A ideia é difícil, mas E. L. Doctorow consegue-o com uma estranha mestria, presa no binómio: bizarro e belo, tornando Homer num narrador que vê pelas palavras e sente pela musicalidade destas!
"Há música nas palavras, e isso ouve-se, sabe, através do pensamento.
"(...) as palavras têm música e, se o senhor é músico, escreverá para as ouvir."
Um livro quase místico, com traços de humor negro e piadas mórbidas, mas com os requintes das avenidas nova iorquinas. Se por um lado, a sumptuosa vida dos irmãos Collyer lhes permite determinados luxos, como é o caso da mansão na 5ª Avenida, ela é, ao mesmo tempo, o grande armazém da discórdia e do isolamento que abalroa, sufoca e soterra os vícios, as depressões e os temperamentos diabólicos e descompensados dos irmãos Collyer, essencialmente Langley.
Com a participação na Primeira Grande Guerra, Langley terá desenvolvido um comportamento obsessivo e depressivo, descuidando a relação social, aliás desconfiaria desta, bem como de toda a sociedade e o próprio contexto de Guerra e posteriormente de Crash da Bolsa ou até a Guerra do Vietname, criou nele um apego e uma necessidade extrema de açambarcar pertences, armazenando-os desequilibradamente.
Já Homer, recebe, interpreta, sente e conhece o pulsar da mansã
o, como organismo vivo que é e que se transforma, a passos largos para um endiabrado labirinto, que oprime e inibe a sua independência e livre circulação.
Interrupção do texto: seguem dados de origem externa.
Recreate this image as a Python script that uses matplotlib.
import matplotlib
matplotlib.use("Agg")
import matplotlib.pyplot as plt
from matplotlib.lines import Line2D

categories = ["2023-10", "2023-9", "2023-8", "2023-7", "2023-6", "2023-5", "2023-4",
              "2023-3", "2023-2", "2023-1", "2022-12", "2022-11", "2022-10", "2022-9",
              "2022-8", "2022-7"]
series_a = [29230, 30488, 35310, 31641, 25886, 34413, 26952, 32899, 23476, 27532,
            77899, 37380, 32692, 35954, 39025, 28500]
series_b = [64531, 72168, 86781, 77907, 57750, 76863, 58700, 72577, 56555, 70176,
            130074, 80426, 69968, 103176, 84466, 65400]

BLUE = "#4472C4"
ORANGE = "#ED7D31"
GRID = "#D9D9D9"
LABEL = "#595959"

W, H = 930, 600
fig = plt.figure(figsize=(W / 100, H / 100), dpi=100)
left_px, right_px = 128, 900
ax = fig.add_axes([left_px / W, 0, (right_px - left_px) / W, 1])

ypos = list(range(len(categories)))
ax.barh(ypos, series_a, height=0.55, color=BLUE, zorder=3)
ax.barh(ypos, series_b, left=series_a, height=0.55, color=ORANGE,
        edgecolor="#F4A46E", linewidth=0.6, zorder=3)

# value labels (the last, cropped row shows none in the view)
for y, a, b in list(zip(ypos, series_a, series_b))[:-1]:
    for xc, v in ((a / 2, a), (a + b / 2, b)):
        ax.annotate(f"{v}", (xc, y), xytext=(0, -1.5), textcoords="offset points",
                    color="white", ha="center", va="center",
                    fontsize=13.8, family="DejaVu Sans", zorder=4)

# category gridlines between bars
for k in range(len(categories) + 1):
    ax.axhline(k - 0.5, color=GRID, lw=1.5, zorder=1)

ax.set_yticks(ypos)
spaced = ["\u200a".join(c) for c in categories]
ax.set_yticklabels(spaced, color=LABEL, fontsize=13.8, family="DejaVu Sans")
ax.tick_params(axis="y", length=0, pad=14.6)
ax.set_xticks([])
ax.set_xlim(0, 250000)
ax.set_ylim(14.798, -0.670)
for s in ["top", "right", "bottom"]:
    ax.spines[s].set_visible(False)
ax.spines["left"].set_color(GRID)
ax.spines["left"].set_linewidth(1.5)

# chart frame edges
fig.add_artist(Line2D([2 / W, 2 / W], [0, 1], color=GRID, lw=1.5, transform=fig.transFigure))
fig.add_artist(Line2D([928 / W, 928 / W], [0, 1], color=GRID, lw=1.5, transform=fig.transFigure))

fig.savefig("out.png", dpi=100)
Será a opressão e a redução de independência de Homer um sinónimo da vida em tempo de guerra?
A relação entre irmãos é descrita como um autêntico álbum de família, que passa do luxuoso livro com capa de pele e fotografias em papel cuidado, para um scrapbook, mal amanhado, recheado de pinceladas, tesouradas, receitas fitacoladas e recortes de memórias esborratadas, construídas entre os relatos de uma mente demente e uma mente sensorial, que vive pelas pontas dos dedos, tacteando os caminhos da vida entre um Modelo T e as teclas de um Aeolian ou ainda uma bicicleta tadem.
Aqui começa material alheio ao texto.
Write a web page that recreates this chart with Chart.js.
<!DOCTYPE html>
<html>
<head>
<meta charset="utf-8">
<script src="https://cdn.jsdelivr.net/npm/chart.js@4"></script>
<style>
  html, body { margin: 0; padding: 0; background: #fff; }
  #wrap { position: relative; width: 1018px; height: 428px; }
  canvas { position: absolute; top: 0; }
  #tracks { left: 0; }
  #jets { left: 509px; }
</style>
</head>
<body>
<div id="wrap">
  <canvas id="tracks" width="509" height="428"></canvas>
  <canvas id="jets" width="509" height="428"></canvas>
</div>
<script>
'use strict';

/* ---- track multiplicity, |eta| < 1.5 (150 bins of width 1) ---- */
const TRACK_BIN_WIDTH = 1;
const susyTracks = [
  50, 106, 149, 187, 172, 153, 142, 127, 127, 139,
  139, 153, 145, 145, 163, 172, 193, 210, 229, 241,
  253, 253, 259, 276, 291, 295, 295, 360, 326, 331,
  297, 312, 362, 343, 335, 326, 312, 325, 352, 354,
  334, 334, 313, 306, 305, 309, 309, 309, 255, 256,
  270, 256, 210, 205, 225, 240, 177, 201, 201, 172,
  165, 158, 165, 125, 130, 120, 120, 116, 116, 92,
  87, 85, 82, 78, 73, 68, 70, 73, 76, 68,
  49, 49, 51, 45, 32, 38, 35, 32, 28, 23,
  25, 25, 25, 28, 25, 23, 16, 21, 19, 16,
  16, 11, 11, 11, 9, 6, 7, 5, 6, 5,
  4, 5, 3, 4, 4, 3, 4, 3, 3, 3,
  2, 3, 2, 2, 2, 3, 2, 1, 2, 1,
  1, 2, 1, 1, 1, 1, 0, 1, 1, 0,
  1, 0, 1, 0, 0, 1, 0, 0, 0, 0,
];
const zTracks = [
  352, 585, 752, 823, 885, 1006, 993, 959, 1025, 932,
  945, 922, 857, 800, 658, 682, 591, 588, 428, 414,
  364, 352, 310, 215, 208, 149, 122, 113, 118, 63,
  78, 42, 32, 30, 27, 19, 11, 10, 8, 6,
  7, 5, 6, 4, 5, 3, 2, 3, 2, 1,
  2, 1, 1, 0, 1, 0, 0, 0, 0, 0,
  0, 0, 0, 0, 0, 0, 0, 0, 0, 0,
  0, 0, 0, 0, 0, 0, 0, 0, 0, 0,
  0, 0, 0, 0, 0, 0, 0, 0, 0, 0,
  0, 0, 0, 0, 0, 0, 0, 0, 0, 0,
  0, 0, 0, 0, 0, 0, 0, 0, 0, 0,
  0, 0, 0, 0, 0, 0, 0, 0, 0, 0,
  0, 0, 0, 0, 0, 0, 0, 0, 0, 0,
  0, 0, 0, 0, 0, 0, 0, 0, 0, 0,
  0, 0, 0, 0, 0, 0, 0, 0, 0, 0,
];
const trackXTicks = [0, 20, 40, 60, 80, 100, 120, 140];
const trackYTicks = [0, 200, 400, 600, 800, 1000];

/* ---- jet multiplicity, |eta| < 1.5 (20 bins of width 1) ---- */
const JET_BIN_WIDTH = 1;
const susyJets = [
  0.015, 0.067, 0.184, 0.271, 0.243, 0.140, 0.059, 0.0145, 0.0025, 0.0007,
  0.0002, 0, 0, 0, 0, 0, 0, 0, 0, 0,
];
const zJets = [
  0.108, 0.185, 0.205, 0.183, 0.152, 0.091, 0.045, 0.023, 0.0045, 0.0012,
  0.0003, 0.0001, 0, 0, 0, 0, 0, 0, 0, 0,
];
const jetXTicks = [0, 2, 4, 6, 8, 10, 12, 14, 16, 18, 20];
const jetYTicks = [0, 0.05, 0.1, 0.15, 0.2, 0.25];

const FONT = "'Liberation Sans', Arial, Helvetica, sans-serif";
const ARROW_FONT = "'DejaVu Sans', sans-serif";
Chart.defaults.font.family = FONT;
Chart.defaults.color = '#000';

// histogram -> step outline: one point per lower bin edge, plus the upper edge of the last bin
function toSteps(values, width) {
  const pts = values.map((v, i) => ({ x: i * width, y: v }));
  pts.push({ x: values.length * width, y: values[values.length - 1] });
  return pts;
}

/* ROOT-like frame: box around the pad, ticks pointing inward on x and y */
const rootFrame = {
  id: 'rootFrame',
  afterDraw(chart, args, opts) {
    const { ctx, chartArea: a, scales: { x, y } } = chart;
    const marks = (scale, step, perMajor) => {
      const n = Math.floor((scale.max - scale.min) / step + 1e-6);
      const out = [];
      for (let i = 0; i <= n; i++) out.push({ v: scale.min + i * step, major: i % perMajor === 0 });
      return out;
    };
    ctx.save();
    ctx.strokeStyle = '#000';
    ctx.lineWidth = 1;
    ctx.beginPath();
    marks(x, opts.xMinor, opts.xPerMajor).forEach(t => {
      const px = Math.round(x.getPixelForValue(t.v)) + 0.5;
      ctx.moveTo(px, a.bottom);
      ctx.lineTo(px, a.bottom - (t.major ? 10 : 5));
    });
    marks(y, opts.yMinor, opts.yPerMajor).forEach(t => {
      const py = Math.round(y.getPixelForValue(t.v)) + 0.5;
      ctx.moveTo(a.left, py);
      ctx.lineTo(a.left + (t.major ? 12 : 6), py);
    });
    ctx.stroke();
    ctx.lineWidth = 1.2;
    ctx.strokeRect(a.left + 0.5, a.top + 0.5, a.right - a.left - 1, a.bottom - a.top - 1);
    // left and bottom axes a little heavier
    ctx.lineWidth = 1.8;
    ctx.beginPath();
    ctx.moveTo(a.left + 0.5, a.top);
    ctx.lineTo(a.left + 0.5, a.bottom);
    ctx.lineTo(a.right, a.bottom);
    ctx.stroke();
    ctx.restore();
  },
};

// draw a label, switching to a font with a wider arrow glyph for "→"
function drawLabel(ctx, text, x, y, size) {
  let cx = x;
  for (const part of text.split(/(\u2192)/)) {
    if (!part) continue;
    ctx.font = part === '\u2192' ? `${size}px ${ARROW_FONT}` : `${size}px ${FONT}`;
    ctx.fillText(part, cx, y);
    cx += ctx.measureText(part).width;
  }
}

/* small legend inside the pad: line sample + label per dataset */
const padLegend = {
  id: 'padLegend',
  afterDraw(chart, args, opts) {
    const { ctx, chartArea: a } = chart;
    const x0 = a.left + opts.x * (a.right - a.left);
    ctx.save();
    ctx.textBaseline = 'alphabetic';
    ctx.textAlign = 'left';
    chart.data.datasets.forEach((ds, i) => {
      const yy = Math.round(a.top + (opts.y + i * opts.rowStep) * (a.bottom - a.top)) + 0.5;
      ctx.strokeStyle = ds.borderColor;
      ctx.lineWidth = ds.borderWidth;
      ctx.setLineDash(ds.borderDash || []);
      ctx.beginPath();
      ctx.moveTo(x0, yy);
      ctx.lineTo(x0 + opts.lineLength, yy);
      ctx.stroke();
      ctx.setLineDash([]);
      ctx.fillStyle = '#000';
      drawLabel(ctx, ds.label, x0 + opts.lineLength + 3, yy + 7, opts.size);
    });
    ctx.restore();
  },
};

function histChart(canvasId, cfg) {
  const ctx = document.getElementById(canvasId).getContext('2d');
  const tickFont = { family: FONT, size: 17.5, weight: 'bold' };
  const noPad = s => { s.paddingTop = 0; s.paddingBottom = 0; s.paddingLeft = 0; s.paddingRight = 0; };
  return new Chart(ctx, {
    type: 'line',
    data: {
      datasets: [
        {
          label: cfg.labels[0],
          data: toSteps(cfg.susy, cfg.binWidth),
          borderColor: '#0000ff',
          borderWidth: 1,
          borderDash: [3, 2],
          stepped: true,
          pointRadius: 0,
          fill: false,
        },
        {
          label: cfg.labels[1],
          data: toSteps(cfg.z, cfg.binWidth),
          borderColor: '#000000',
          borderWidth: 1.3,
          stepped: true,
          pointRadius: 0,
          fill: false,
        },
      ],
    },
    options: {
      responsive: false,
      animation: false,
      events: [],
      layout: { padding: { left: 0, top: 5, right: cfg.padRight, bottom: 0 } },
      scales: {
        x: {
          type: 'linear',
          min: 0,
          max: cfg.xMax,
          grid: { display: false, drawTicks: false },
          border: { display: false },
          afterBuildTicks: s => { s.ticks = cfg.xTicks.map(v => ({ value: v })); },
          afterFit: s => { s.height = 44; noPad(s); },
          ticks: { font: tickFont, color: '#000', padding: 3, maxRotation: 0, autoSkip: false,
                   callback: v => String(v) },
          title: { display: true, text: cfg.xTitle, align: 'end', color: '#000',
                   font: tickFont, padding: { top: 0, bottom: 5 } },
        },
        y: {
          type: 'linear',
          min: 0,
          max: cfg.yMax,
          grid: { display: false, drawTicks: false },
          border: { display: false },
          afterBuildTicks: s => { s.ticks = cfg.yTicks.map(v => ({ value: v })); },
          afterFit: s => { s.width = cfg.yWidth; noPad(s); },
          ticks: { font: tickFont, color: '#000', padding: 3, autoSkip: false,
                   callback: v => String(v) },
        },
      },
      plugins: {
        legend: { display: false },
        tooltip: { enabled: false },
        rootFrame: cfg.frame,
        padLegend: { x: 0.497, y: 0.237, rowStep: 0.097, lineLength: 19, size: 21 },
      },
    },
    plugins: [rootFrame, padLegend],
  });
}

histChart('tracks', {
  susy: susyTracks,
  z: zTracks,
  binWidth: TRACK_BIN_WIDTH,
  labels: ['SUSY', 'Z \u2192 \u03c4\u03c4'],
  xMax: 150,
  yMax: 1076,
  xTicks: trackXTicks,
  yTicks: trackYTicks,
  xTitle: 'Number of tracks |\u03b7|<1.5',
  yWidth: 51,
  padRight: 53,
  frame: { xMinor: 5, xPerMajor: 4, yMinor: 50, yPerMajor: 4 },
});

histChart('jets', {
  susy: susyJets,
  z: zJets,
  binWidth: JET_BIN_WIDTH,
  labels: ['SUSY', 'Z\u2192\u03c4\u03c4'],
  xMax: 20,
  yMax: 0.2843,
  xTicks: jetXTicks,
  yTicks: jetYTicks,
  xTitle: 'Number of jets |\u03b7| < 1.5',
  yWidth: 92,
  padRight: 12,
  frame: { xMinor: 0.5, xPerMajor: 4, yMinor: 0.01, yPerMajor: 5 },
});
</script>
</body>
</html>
Se a cegueira é devastadora, a guerra corroeu-lhes a herança, os sonhos e a esperança.
"(...) talvez o Harold estivesse vivo. Obrigada, Jesus, obrigada, disse ela, chorando de alegria. Bateu as palmas e louvou ao Senhor e não quis ouvir a nossa explicação sobre a data do carimbo."
"Uma pessoa moribunda pergunta se há vida depois da morte. A resposta é sim, só que não é a tua!"
A casa foi um compêndio de relíquias americanas, um museu, à espera de catalogação e de curador, alguém que entendesse a sobrecarga emocional de mentes perturbadas e eu diria ainda obnubiladas (palavra que aprendi com este livro) pelo matraquear metálico de um disquinho em forma de pires em busca da sua chávena.
E para terminar fiquei com Strangers in the Night, uma música para Jacqueline.